To facilitate the aforementioned and to make our electoral process even more muscular and engaging, not a few media houses have instituted townhall meetings and sundry platforms for candidates to debate and sell their agenda to the electorate ahead of the 2023 general elections. Unfortunately, and in spite of the well known propensity of politicians to latch onto these opportunities to market themselves, these debates have either been shunned, like the leper, or generated unnecessary controversies. Some of the candidates would prefer either to address rallies, in which all they need to do is to salute an obsequious and fawning crowd, most of it rented, or to address other august and prestigious platforms abroad.

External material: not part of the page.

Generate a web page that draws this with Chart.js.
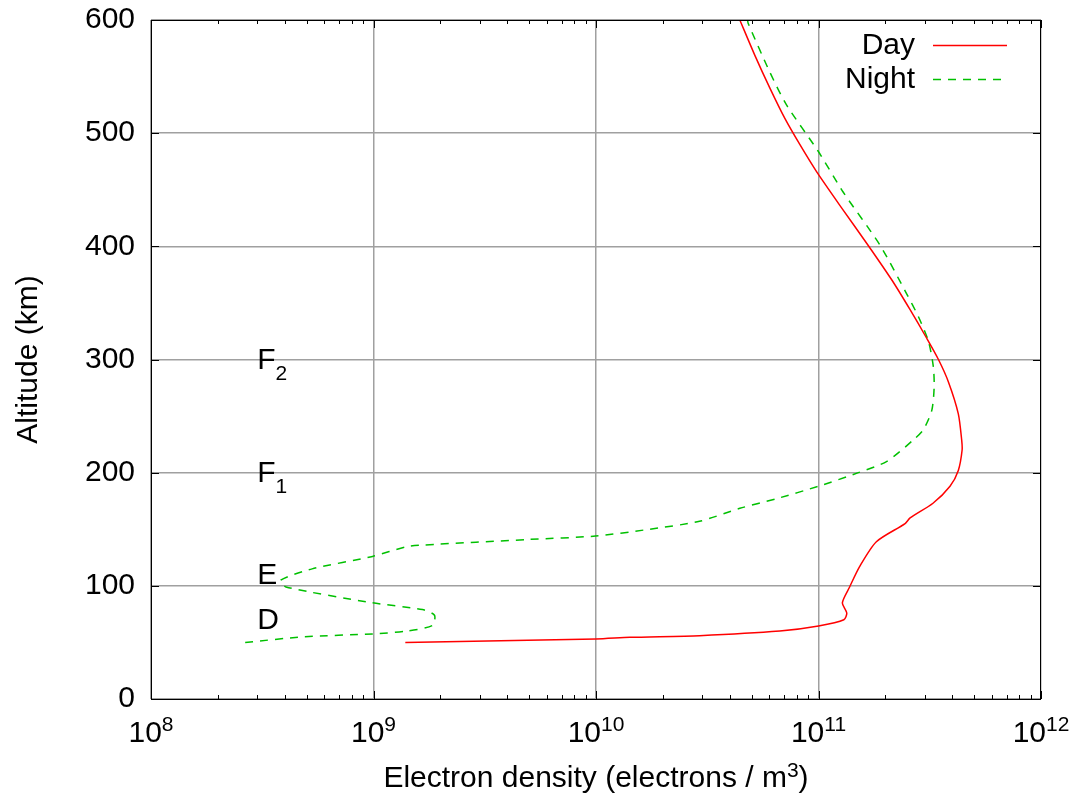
<!DOCTYPE html>
<html lang="en">
<head>
    <meta charset="UTF-8" />
    <title>Ionosphere electron density</title>
    <script src="https://cdn.jsdelivr.net/npm/chart.js"></script>
    <style>
        body { margin: 0; background: #fff; }
        canvas { display: block; }
    </style>
</head>
<body>
<canvas id="densityChart" width="1082" height="800"></canvas>

<script>
    // Day profile: electron density (per m^3) against altitude (km)
    const dayDensity = [1.39e9, 1.0e10, 1.42e10, 2.92e10, 6.7e10, 1.0e11, 1.30e11, 1.34e11, 1.28e11, 1.38e11,
        1.53e11, 1.82e11, 2.45e11, 2.58e11, 3.27e11, 3.90e11, 4.25e11, 4.42e11, 4.40e11, 4.25e11,
        3.84e11, 3.46e11, 3.06e11, 2.58e11, 2.14e11, 1.67e11, 1.27e11, 9.8e10, 8.24e10, 7.06e10,
        6.04e10, 5.17e10, 4.43e10];
    const dayAltitude = [50, 53, 54.5, 56, 60, 64.5, 70, 76, 85, 99,
        117, 139, 155, 160, 173, 188, 202, 220, 229, 252,
        280, 300, 319, 344, 370, 401, 434, 466, 490, 513,
        540, 569, 600];

    // Night profile
    const nightDensity = [2.65e8, 4.89e8, 9.9e8, 1.41e9, 1.84e9, 1.88e9, 1.66e9, 9.9e8, 4.04e8, 3.83e8,
        5.3e8, 9.9e8, 1.40e9, 1.66e9, 5.02e9, 9.96e9, 1.74e10, 2.92e10, 4.43e10, 6.47e10,
        1.0e11, 1.51e11, 2.03e11, 2.67e11, 2.96e11, 3.23e11, 3.31e11, 3.28e11, 3.12e11, 2.81e11,
        2.49e11, 1.89e11, 1.29e11, 9.97e10, 7.18e10, 6.04e10, 4.83e10, 4.8e10];
    const nightAltitude = [50, 55, 57.5, 60, 65, 74, 79, 85, 99, 105,
        115, 126, 134.5, 136, 141, 144, 150, 157, 168.5, 177,
        188, 200, 210, 229, 238, 255, 276, 294, 316, 338,
        358, 401, 448, 484, 525, 554, 597, 600];

    // Axis ticks
    const decadeExponents = [8, 9, 10, 11, 12];
    const minorSteps = [2, 3, 4, 5, 6, 7, 8, 9];
    const altitudeTicks = [0, 100, 200, 300, 400, 500, 600];

    // Layer names placed at 3e8 electrons / m^3
    const layerName = ["D", "E", "F", "F"];
    const layerSub = ["", "", "1", "2"];
    const layerAltitude = [70, 110, 200, 300];
    const layerDensity = 3e8;

    const FAMILY = '"Liberation Sans", Arial, sans-serif';
    const bigFont = "30px " + FAMILY;
    const smallFont = "21px " + FAMILY;

    function toPoints(xs, ys) {
        return xs.map((x, i) => ({ x: x, y: ys[i] }));
    }

    function isDecade(v) {
        const l = Math.log10(v);
        return Math.abs(l - Math.round(l)) < 1e-9;
    }

    // draws base text followed by a raised (or lowered) smaller part
    function drawScript(ctx, base, extra, x, y, shift, align) {
        ctx.font = bigFont;
        const wb = ctx.measureText(base).width;
        ctx.font = smallFont;
        const we = ctx.measureText(extra).width;
        let start = x;
        if (align === "center") start = x - (wb + we) / 2;
        ctx.textAlign = "left";
        ctx.textBaseline = "alphabetic";
        ctx.font = bigFont;
        ctx.fillText(base, start, y);
        ctx.font = smallFont;
        ctx.fillText(extra, start + wb, y + shift);
    }

    const decorations = {
        id: "decorations",
        afterDraw(chart) {
            const ctx = chart.ctx;
            const area = chart.chartArea;
            const xs = chart.scales.x;
            const ys = chart.scales.y;
            ctx.save();
            ctx.fillStyle = "#000";
            ctx.strokeStyle = "#000";
            ctx.lineWidth = 1;

            // frame
            ctx.strokeRect(area.left + 0.5, area.top + 0.5, area.right - area.left - 1, area.bottom - area.top);

            // tick marks on all four sides
            ctx.beginPath();
            xs.ticks.forEach((t) => {
                const px = Math.round(xs.getPixelForValue(t.value)) + 0.5;
                const len = isDecade(t.value) ? 8 : 4;
                ctx.moveTo(px, area.bottom);
                ctx.lineTo(px, area.bottom - len);
                ctx.moveTo(px, area.top);
                ctx.lineTo(px, area.top + len);
            });
            altitudeTicks.forEach((v) => {
                const py = Math.round(ys.getPixelForValue(v)) + 0.5;
                ctx.moveTo(area.left, py);
                ctx.lineTo(area.left + 8, py);
                ctx.moveTo(area.right, py);
                ctx.lineTo(area.right - 8, py);
            });
            ctx.stroke();

            // x tick labels as powers of ten
            decadeExponents.forEach((e) => {
                const px = xs.getPixelForValue(Math.pow(10, e));
                drawScript(ctx, "10", String(e), px, 742, -11, "center");
            });

            // x axis title
            const titleMain = "Electron density (electrons / m";
            ctx.font = bigFont;
            const w1 = ctx.measureText(titleMain).width;
            const w3 = ctx.measureText(")").width;
            ctx.font = smallFont;
            const w2 = ctx.measureText("3").width;
            const cx = (area.left + area.right) / 2;
            const sx = cx - (w1 + w2 + w3) / 2;
            ctx.textAlign = "left";
            ctx.textBaseline = "alphabetic";
            ctx.font = bigFont;
            ctx.fillText(titleMain, sx, 787);
            ctx.font = smallFont;
            ctx.fillText("3", sx + w1, 777);
            ctx.font = bigFont;
            ctx.fillText(")", sx + w1 + w2, 787);

            // y axis title
            ctx.save();
            ctx.translate(37, (area.top + area.bottom) / 2);
            ctx.rotate(-Math.PI / 2);
            ctx.textAlign = "center";
            ctx.font = bigFont;
            ctx.fillText("Altitude (km)", 0, 0);
            ctx.restore();

            // layer names
            layerName.forEach((name, i) => {
                const px = xs.getPixelForValue(layerDensity);
                const py = ys.getPixelForValue(layerAltitude[i]) + 9.5;
                drawScript(ctx, name, layerSub[i], px, py, 11, "left");
            });

            // key
            chart.data.datasets.forEach((ds, i) => {
                const y = 45 + i * 34;
                ctx.font = bigFont;
                ctx.textAlign = "right";
                ctx.textBaseline = "middle";
                ctx.fillStyle = "#000";
                ctx.fillText(ds.label, 915, y + 1);
                ctx.beginPath();
                ctx.strokeStyle = ds.borderColor;
                ctx.lineWidth = ds.borderWidth;
                ctx.setLineDash(ds.borderDash || []);
                ctx.moveTo(933, y + 0.5);
                ctx.lineTo(1007, y + 0.5);
                ctx.stroke();
                ctx.setLineDash([]);
            });
            ctx.restore();
        }
    };

    const ctx = document.getElementById("densityChart").getContext("2d");
    new Chart(ctx, {
        type: "scatter",
        data: {
            datasets: [
                {
                    label: "Day",
                    data: toPoints(dayDensity, dayAltitude),
                    showLine: true,
                    borderColor: "#ff0000",
                    borderWidth: 1.5,
                    pointRadius: 0,
                    tension: 0.25
                },
                {
                    label: "Night",
                    data: toPoints(nightDensity, nightAltitude),
                    showLine: true,
                    borderColor: "#00c000",
                    borderWidth: 1.5,
                    borderDash: [8, 7],
                    pointRadius: 0,
                    tension: 0.25
                }
            ]
        },
        options: {
            responsive: false,
            animation: false,
            layout: { padding: { top: 20, right: 41, left: 0, bottom: 0 } },
            plugins: {
                legend: { display: false },
                tooltip: { enabled: false }
            },
            scales: {
                x: {
                    type: "logarithmic",
                    min: 1e8,
                    max: 1e12,
                    afterBuildTicks: (scale) => {
                        const ticks = [];
                        decadeExponents.forEach((e) => {
                            const base = Math.pow(10, e);
                            ticks.push({ value: base });
                            if (e < decadeExponents[decadeExponents.length - 1]) {
                                minorSteps.forEach((m) => ticks.push({ value: m * base }));
                            }
                        });
                        scale.ticks = ticks;
                    },
                    afterFit: (scale) => {
                        scale.height = 101;
                        scale.paddingLeft = 0;
                        scale.paddingRight = 0;
                    },
                    ticks: { display: false },
                    grid: {
                        drawTicks: false,
                        lineWidth: 1.5,
                        color: (c) => (c.tick && isDecade(c.tick.value) ? "#a0a0a0" : "rgba(0,0,0,0)")
                    },
                    border: { display: false }
                },
                y: {
                    min: 0,
                    max: 600,
                    afterBuildTicks: (scale) => {
                        scale.ticks = altitudeTicks.map((v) => ({ value: v }));
                    },
                    afterFit: (scale) => {
                        scale.width = 151;
                        scale.paddingTop = 0;
                        scale.paddingBottom = 0;
                    },
                    ticks: {
                        color: "#000",
                        padding: 16,
                        font: { family: FAMILY, size: 30 }
                    },
                    grid: { drawTicks: false, lineWidth: 1.5, color: "#a0a0a0" },
                    border: { display: false }
                }
            }
        },
        plugins: [decorations]
    });
</script>
</body>
</html>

There is no doubt that some of the candidates are avoiding the debates, like the plague, for the very reason that they lack intellectual gravitas and acumen. Some are gaffe-prone, while others feel the platforms are beneath them or contrived by their traducers to undermine them. On account of these, their handlers would rather that they avoided them.

There is no law that requires a candidate to participate in a debate. Even in advanced democracies, where a considerable premium is laid on political debates, we have recently witnessed a telling instance where during the American midterm elections, John Fetterman, who won the Senate seat for Pennsylvania, refused to debate the slick and telegenic Dr. Mehmet Oz. 

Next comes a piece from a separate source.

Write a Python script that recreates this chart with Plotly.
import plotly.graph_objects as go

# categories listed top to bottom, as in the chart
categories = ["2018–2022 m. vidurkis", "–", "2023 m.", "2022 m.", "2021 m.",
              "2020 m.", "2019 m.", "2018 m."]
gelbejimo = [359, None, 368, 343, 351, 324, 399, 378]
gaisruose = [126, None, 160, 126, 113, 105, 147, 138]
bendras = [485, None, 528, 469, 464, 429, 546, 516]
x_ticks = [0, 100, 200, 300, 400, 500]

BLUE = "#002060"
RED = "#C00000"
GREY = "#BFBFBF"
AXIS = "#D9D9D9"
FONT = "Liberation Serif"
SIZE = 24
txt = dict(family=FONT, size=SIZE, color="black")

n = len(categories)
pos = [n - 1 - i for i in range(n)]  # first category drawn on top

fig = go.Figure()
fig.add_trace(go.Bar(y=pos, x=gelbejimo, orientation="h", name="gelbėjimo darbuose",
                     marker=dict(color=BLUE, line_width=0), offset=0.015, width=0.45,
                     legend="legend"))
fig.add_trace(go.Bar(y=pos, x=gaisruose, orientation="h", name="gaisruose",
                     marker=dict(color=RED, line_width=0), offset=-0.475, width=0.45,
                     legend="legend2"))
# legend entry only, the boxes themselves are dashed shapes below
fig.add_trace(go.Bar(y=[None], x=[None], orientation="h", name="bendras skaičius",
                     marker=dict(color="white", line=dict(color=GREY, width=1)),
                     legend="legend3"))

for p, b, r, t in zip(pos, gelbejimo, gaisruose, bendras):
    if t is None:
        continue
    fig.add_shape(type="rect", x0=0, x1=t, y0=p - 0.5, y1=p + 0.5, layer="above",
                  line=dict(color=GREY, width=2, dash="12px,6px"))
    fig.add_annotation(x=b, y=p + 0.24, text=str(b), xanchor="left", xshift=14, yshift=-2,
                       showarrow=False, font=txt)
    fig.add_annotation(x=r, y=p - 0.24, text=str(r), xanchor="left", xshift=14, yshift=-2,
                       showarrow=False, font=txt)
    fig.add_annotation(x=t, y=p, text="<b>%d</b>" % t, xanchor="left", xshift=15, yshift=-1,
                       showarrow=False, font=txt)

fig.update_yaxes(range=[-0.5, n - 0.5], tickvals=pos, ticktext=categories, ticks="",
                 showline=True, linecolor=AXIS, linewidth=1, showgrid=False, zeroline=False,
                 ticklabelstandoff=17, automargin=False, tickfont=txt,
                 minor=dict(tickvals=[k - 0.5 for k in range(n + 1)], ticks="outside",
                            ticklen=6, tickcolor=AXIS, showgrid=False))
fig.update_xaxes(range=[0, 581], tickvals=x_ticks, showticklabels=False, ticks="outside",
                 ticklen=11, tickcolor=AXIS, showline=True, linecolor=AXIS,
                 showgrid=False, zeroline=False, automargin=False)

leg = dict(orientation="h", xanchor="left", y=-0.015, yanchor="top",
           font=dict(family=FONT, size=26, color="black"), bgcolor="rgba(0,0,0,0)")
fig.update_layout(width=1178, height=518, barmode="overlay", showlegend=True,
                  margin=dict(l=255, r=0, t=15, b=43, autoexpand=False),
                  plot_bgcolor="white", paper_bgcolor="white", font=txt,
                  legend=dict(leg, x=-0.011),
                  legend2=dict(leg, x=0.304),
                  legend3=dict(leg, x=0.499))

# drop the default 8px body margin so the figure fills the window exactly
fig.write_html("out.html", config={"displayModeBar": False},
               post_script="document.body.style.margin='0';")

But even then, Fetterman could be pardoned because he was recovering from a life-threatening stroke and his handlers must have feared that a rigorous debate would diminish his performance or impair his health.

It is instructive that in our case, our candidates, especially the older ones, continue to insist that they are in fine fettle. They post out pictures of themselves working out in gyms. In fact, the handlers of one of the candidates insist that he is “as fit as a fiddle”! If so, why has he shunned the local debates in preference for a soft landing abroad, where the said candidate undid himself by outsourcing his responsibility to lackeys and minions?

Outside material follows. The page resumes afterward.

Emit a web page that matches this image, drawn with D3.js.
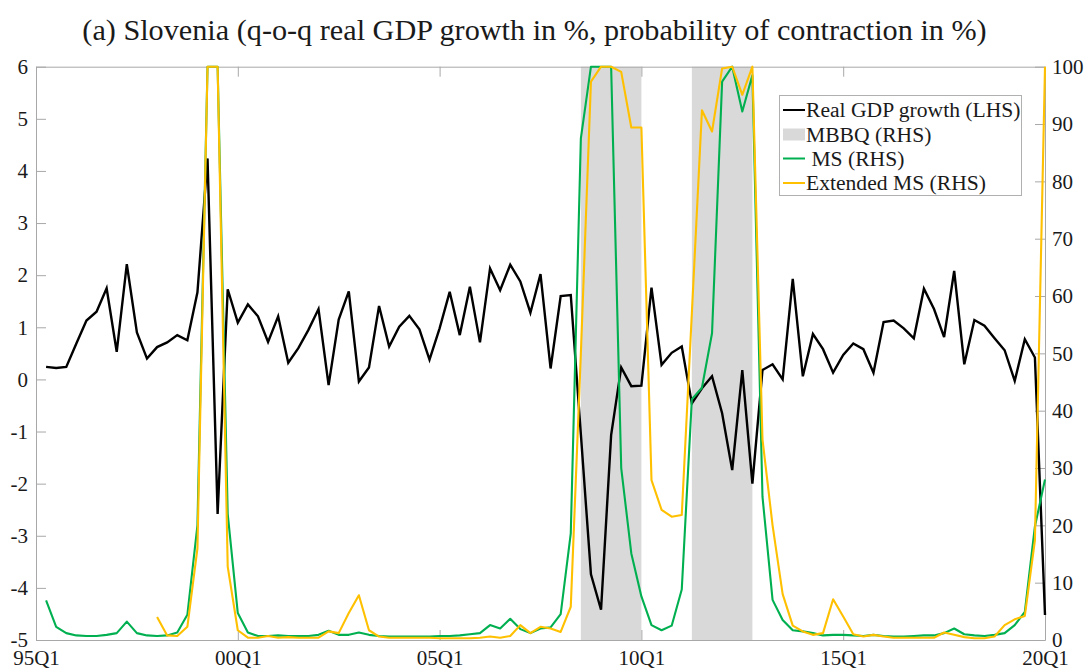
<!DOCTYPE html>
<html><head><meta charset="utf-8">
<script src="https://cdn.jsdelivr.net/npm/d3@7"></script>
<style>
body{margin:0;background:#fff;}
svg{display:block;}
text{font-family:"Liberation Serif","Times New Roman",serif;fill:#1a1a1a;}
</style>
</head><body>
<svg id="chart" width="1084" height="668"></svg>
<script>
// ---------------- data ----------------
const titleText = "(a) Slovenia (q-o-q real GDP growth in %, probability of contraction in %)";
const firstYear = 1995;            // index 0 = 95Q1
const tickYears  = [1995, 2000, 2005, 2010, 2015, 2020];
const tickLabels = ["95Q1", "00Q1", "05Q1", "10Q1", "15Q1", "20Q1"];
const leftTicks  = [-5, -4, -3, -2, -1, 0, 1, 2, 3, 4, 5, 6];
const rightTicks = [0, 10, 20, 30, 40, 50, 60, 70, 80, 90, 100];
const legendLabels = ["Real GDP growth (LHS)", "MBBQ (RHS)", " MS (RHS)", "Extended MS (RHS)"];

// MBBQ contraction periods (start quarter, end quarter)
const mbbqPeriods = [["08Q3", "10Q1"], ["11Q2", "12Q4"]];

// q-o-q real GDP growth, 95Q1 .. 20Q1 (95Q1 not available)
const gdpGrowth = [null,
  0.24, 0.22, 0.24, 0.69, 1.13, 1.30, 1.75, 0.53, 2.21, 0.90,
  0.40, 0.62, 0.71, 0.85, 0.75, 1.67, 4.24, -2.58, 1.73, 1.09,
  1.44, 1.21, 0.72, 1.21, 0.32, 0.60, 0.95, 1.35, -0.11, 1.15,
  1.69, -0.04, 0.23, 1.41, 0.63, 1.01, 1.22, 0.96, 0.38, 0.98,
  1.68, 0.85, 1.78, 0.71, 2.13, 1.71, 2.20, 1.88, 1.28, 2.02,
  0.21, 1.60, 1.62, -1.05, -3.74, -4.42, -1.07, 0.23, -0.13, -0.12,
  1.76, 0.28, 0.51, 0.63, -0.46, -0.17, 0.06, -0.65, -1.74, 0.18,
  -2.00, 0.18, 0.29, 0.00, 1.93, 0.06, 0.87, 0.58, 0.13, 0.47,
  0.69, 0.58, 0.13, 1.10, 1.13, 0.98, 0.79, 1.74, 1.35, 0.81,
  2.08, 0.29, 1.14, 1.03, 0.79, 0.56, -0.03, 0.77, 0.42, -4.52];

// MS probability of contraction (%)
const msProb = [null,
  6.9, 2.3, 1.2, 0.8, 0.7, 0.7, 0.9, 1.2, 3.2, 1.2,
  0.8, 0.7, 0.8, 1.3, 4.4, 20, 100, 100, 22, 4.7,
  1.3, 0.7, 0.7, 0.8, 0.7, 0.7, 0.7, 0.9, 1.6, 0.9,
  0.9, 1.3, 0.9, 0.7, 0.6, 0.6, 0.6, 0.6, 0.6, 0.7,
  0.7, 0.8, 1.0, 1.2, 2.6, 2.0, 3.7, 1.9, 1.2, 2.0,
  2.2, 4.5, 18.6, 87.5, 100, 100, 100, 30, 15.1, 7.6,
  2.6, 1.7, 2.5, 8.8, 42, 44, 53.5, 97.4, 100, 92.2,
  98.5, 25, 7.0, 3.5, 1.7, 1.5, 1.2, 0.8, 0.9, 0.9,
  0.8, 0.7, 0.9, 0.7, 0.6, 0.6, 0.7, 0.8, 0.8, 1.2,
  2.0, 1.0, 0.8, 0.7, 0.9, 1.2, 2.6, 4.9, 19.8, 28];

// Extended MS probability of contraction (%), starts 98Q1
const extMsProb = [null, null, null, null, null, null, null, null, null, null, null, null,
  4.0, 0.8, 0.7, 2.3, 16, 100, 100, 12.8, 1.7,
  0.4, 0.4, 0.7, 0.4, 0.5, 0.4, 0.4, 0.4, 1.5, 1.2,
  4.7, 7.8, 1.7, 0.6, 0.4, 0.4, 0.4, 0.4, 0.4, 0.3,
  0.3, 0.3, 0.3, 0.4, 0.6, 0.4, 0.7, 2.6, 1.2, 2.3,
  2.0, 1.4, 5.8, 50, 97.4, 100, 100, 99.1, 89.4, 89.4,
  27.9, 22.7, 21.5, 21.8, 57, 92.4, 88.7, 99.7, 100, 95.1,
  100, 35, 20, 8, 2.5, 1.5, 0.9, 1.2, 7.1, 4.1,
  1.0, 0.6, 0.9, 0.6, 0.4, 0.4, 0.4, 0.4, 0.4, 1.3,
  0.9, 0.5, 0.3, 0.3, 0.6, 2.6, 3.6, 4.2, 17.4, 100];

// ---------------- chart ----------------
const svg = d3.select("#chart");
const W = 1084, H = 668;
const m = {left: 36, right: 1045, top: 66.7, bottom: 640};
const C = {gdp: "#000000", ms: "#00b050", ext: "#ffc000", band: "#d9d9d9", axis: "#a8a8a8"};

const qTime = i => firstYear + i / 4;
const parseQ = s => 2000 + (+s.slice(0, 2) >= 50 ? -100 : 0) + +s.slice(0, 2) + (+s.slice(3) - 1) / 4;

const x  = d3.scaleLinear().domain([tickYears[0], tickYears[tickYears.length - 1]]).range([m.left, m.right]);
const yL = d3.scaleLinear().domain([-5, 6]).range([m.bottom, m.top]);
const yR = d3.scaleLinear().domain([0, 100]).range([m.bottom, m.top]);

svg.append("rect").attr("width", W).attr("height", H).attr("fill", "#fff");

// title
const title = svg.append("text").attr("x", 534.5).attr("y", 40).attr("text-anchor", "middle")
  .style("font-size", "24px").text(titleText);
const tl = title.node().getComputedTextLength();
title.style("font-size", (24 * 905 / tl) + "px");

// MBBQ bands
svg.append("g").selectAll("rect").data(mbbqPeriods).join("rect")
  .attr("x", d => x(parseQ(d[0])))
  .attr("width", d => x(parseQ(d[1])) - x(parseQ(d[0])))
  .attr("y", yR(100)).attr("height", yR(0) - yR(100))
  .attr("fill", C.band);

// axes
function styleAxis(g) {
  g.select(".domain").attr("stroke", C.axis).attr("stroke-width", 1);
  g.selectAll(".tick line").attr("stroke", C.axis).attr("stroke-width", 1);
  g.selectAll(".tick text").style("font-size", "21px").attr("fill", "#1a1a1a");
  g.attr("font-family", null).attr("font-size", null);
}
svg.append("g").attr("transform", `translate(0,${m.bottom})`)
  .call(d3.axisBottom(x).tickValues(tickYears).tickFormat((d, i) => tickLabels[i])
    .tickSizeInner(-10).tickSizeOuter(0).tickPadding(10))
  .call(styleAxis);
svg.append("g").attr("transform", `translate(0,${m.top})`)
  .call(d3.axisTop(x).tickValues(tickYears).tickFormat("").tickSizeInner(-10).tickSizeOuter(0))
  .call(styleAxis);
svg.append("g").attr("transform", `translate(${m.left},0)`)
  .call(d3.axisLeft(yL).tickValues(leftTicks).tickFormat(d => String(d))
    .tickSizeInner(-10).tickSizeOuter(0).tickPadding(8))
  .call(styleAxis);
svg.append("g").attr("transform", `translate(${m.right},0)`)
  .call(d3.axisRight(yR).tickValues(rightTicks).tickFormat(d => String(d))
    .tickSizeInner(-10).tickSizeOuter(0).tickPadding(7))
  .call(styleAxis);

// lines
const toPts = arr => arr.map((v, i) => ({t: qTime(i), v}));
const lineL = d3.line().defined(d => d.v !== null).x(d => x(d.t)).y(d => yL(d.v));
const lineR = d3.line().defined(d => d.v !== null).x(d => x(d.t)).y(d => yR(d.v));

svg.append("path").datum(toPts(gdpGrowth)).attr("d", lineL)
  .attr("fill", "none").attr("stroke", C.gdp).attr("stroke-width", 2.4).attr("stroke-linejoin", "miter");
svg.append("path").datum(toPts(msProb)).attr("d", lineR)
  .attr("fill", "none").attr("stroke", C.ms).attr("stroke-width", 2.1).attr("stroke-linejoin", "round");
svg.append("path").datum(toPts(extMsProb)).attr("d", lineR)
  .attr("fill", "none").attr("stroke", C.ext).attr("stroke-width", 2.1).attr("stroke-linejoin", "round");

// legend
const lg = svg.append("g");
lg.append("rect").attr("x", 779.5).attr("y", 95.5).attr("width", 242).attr("height", 100)
  .attr("fill", "#fff").attr("stroke", "#b0b0b0").attr("stroke-width", 1);
const ly = [110, 134.5, 158.5, 183];
const kinds = ["line", "patch", "line", "line"];
const cols = [C.gdp, C.band, C.ms, C.ext];
legendLabels.forEach((lab, i) => {
  if (kinds[i] === "line") {
    lg.append("line").attr("x1", 783).attr("x2", 805).attr("y1", ly[i]).attr("y2", ly[i])
      .attr("stroke", cols[i]).attr("stroke-width", 2);
  } else {
    lg.append("rect").attr("x", 783).attr("y", ly[i] - 6).attr("width", 22).attr("height", 12).attr("fill", cols[i]);
  }
  lg.append("text").attr("x", 806).attr("y", ly[i]).attr("dy", "0.34em")
    .style("font-size", "21.6px").style("white-space", "pre").text(lab);
});
</script>
</body></html>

Even though no law compels a candidate to participate in a debate or town hall, his avoiding such a platform speaks volumes and does irreparable harm to his image. First, the impression is being created, willy-nilly, that either he lacks capacity or intellect. 

Second, it suggests, rightly or wrongly, that there may be something the candidate is hiding and, therefore, is running away from scrutiny.  Third, assuming the candidate is trying to hide a deficiency or peccadillo, the voters will not only take more than a casual notice, they are most likely to take a dim view of the candidate. 

Fourth, voters and other stakeholders in the electoral process are likely to view such a candidate as condescending and supercilious. Fifth, arising from all these, voters are most likely to arrive at the conclusion that such a candidate is inept. Sixth, and compounding the above, voters are likely going to wonder if the candidate, were he to eventually win, would prefer to play to a foreign audience rather than their own.

From the foregoing, the case for partaking in these debates far outweighs the ones, if any,  for avoiding them. Candidates and their handlers must reconsider their positions immediately. These platforms remain the best opportunities for them to market themselves and their agendas. Rather than haughtily avoid them, the candidates should humble themselves by allowing their handlers to prepare and coach them in advance of such debates. 

Handlers should be able to anticipate questions that may be asked. They should make available information and talking points which the candidates can refer to and run with. Rather than for candidates to flee from debates and render our campaigns humdrum and devoid of substance and colour, both – candidates and their handlers-should do as their professions and callings demand.

When candidates flee from debates, they short-change themselves by unwittingly insinuating that they are not up to the task. This writer’s response to this defeatist attitude is a time-honoured saying:” If you can’t stand the heat, get out of the kitchen”!